Rising incidence rates of hepatitis C virus among pregnant women could indicate the need for universal screening, but as always, everything comes down to cost.
A highly effective cure is available for hepatitis C virus (HCV) infection, but incidence in pregnant women doubled in the United States between 2009 and 2014. US guidelines with differing recommendations for screening in this population also confound the issue. A recent study, appearing in Clinical Infectious Diseases, looked whether universal HCV screening in pregnant women would be cost-effective.
Taking a health care payer perspective, the authors compared the cost-effectiveness of universal HCV screening of pregnant women followed by postpartum treatment with background risk-based screening. A Markov model of HCV natural history was used. The population was pregnant women with an average age of 27 years (the median age of reproductive-aged women in the United States). The researchers also assumed a chronic HCV prevalence among pregnant women of 0.73% (95% CI 0.71-0.75) based on national estimates.
In terms of cost, the authors assumed no Medicaid reimbursement restrictions by fibrosis stage at baseline (states differ in their Medicaid reimbursement policies and may restrict reimbursement until an individual reaches certain METAVIR stages), but they explored various restrictions in sensitivity analysis. Baseline direct-acting antiviral (DAA) efficacy was assumed to be 90% and drug costs were assumed to be $25,000 per treatment course. Health outcomes were measured in quality-adjusted life years (QALY).
The authors found that universal HCV screening for pregnant women was cost-effective in all treatment eligibility scenarios. It was associated with incremental costs of $53.20 (95% CI 102-174) and an incremental increase in QALYs of 0.019 (95% CI 0.010-0.028) per pregnant woman screened compared to background risk-based screening. For pregnant women with no treatment reimbursement restrictions, HCV screening was cost effective compared to risk-based screening, with a mean incremental cost-effectiveness ratio (ICER) of $2,826 per QALY gained. Implementation of the universal screening approximately 5.04 million pregnant women in 2018 could have resulted in detection and treatment of 33,000 women, based on current fibrosis restrictions.
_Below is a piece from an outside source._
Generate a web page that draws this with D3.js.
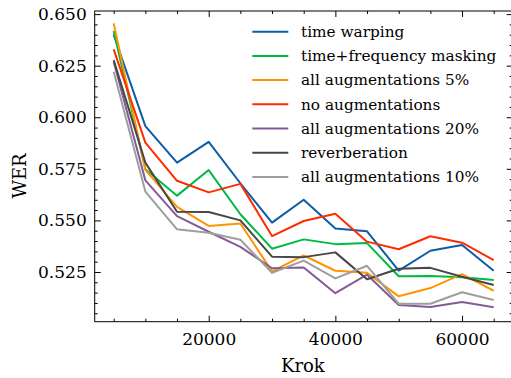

“Current AASLD/IDSA guidelines recommend universal HCV screening among pregnant women, but Society for Maternal-Fetal Medicine (SMFM), American College of Obstetricians and Gynecologists (AGOC), and Centers for Disease Control (CDC) guidelines do not,” Natasha Martin, DPhil, Associate Professor, Division of Infectious Diseases and Global Public Healthy, Department of Medicine, University of California San Diego, San Diego, CA, told Contemporary OB/GYN. “Recently, Kentucky became the first state to mandate HCV screening in this population. Consequently, aside from in Kentucky, pregnant women are not routinely screened for HCV despite the increasing burden of HCV in this population.”
She continued, “Our study finds that universal HCV screening of pregnant women is highly cost-effective in the United States. Extensive sensitivity analyses indicate that screening is likely cost-effective for all states, even states with lower prevalences and whose insurers restrict treatment to those with more advanced liver disease.”
“For many women, pregnancy is one of the few times in contact with the health system and covered by health insurance, and therefore could provide a critical window of opportunity to reach this population.”